A board of directors cannot take anyone's board position away unless they go to court and get a court order related to competency, criminal activities, or gross abuse of discretion. This means the board member has to have done something awful, or be incompetent and evidence has to be available for the board to take to court. Other than a court order, a board of directors, if it wants to remove a board member, would have to go through the same processes as the homeowners, which would be to call a meeting and hold a recall election. Recalling a board member is difficult, especially if the association uses cumulative voting. There are many ways to diffuse problems caused by board members. The most common concerns are that the board member is disrupting meetings, distributing confidential information, trying to thwart the efforts of the majority of the board in taking certain actions, not showing up for board meetings, or causing physical issues. There are ways to handle all of these problems short of a recall election, and before any recall election is ever started, the board should meet with the recalcitrant or difficult board member to see if the board member is willing to resign. Boards often forget that they can ask a board member to step down and although this does not always work, it should not be left out of the processes. Also, keep in mind that there is a difference between removing a board member and an officer. Most boards have the ability to remove a director from an officer position, but this should not be done without a legal opinion on the documents for your association.

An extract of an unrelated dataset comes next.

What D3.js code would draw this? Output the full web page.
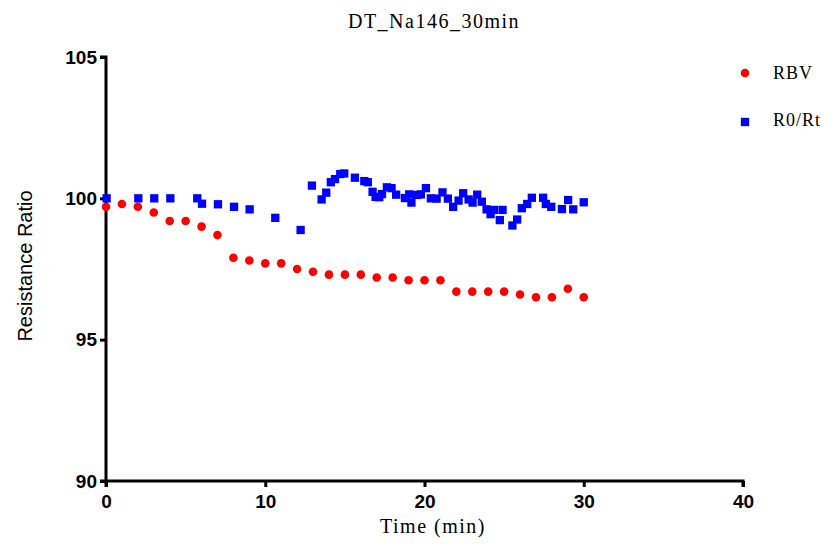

What does the board do with a disruptive homeowner, or a serious problem in the association related to conduct (such as a suspected drug house, etc.)?
These are serious problems that also require the assistance of some professional with expertise in the matters. The association could try other things first, such as a neighborhood watch program, reports to the police (including psychiatric officer, if there is one, in the case of a serious disturbed individual). If the matter involves harassment or any potential discrimination claim, matters must be handled very delicately. There is considerable exposure to litigation in these matters and the processes must be carefully considered. The extent of the board's responsibilities in these matters is not completely determined or definitive and there is always new case law emerging on the issues so they should not be taken lightly.
At What Point Does the HOA Board Start Assessing Members for Foreclosure Losses?
Professionals in this industry are bouncing around ideas as to how to deal with issues related to foreclosures. When a percentage of members of any HOA, whether 1% or 10%, lose their homes to foreclosure or "walk away," it leaves the rest of the homeowners "holding the bag." There is a budget for the year based on a certain anticipated income that consists of assessments collected from owners. When the Board estimates the income, it is based on the premise that all homeowners will be paying their assessments. When there is a foreclosure or multiple foreclosures by banks or lenders, most of the assessments that fell due during the foreclosure process remain unpaid. Hence, a shortfall in the budget arises. There are various schools of thought about how to best deal with this. Here are some possibilities:
- Plan ahead - and over or conservatively estimate costs so as to have extra cushion in the budget for possible losses;
- Include an account for estimated "bad debt" losses;
- Impose a special assessment or increase in the regular assessment mid-year to make up the extra income that is needed.
This last option may or may not be authorized in your governing documents. In California - Civil Code Section 1366 sets limits. The Board may not raise the regular assessments more than 20% in any fiscal year without approval of the members (requiring a majority of a “more than 50%" quorum). It may not impose a special assessment that exceeds 5% of the budgeted gross operating expenses without approval (same percentage requirement).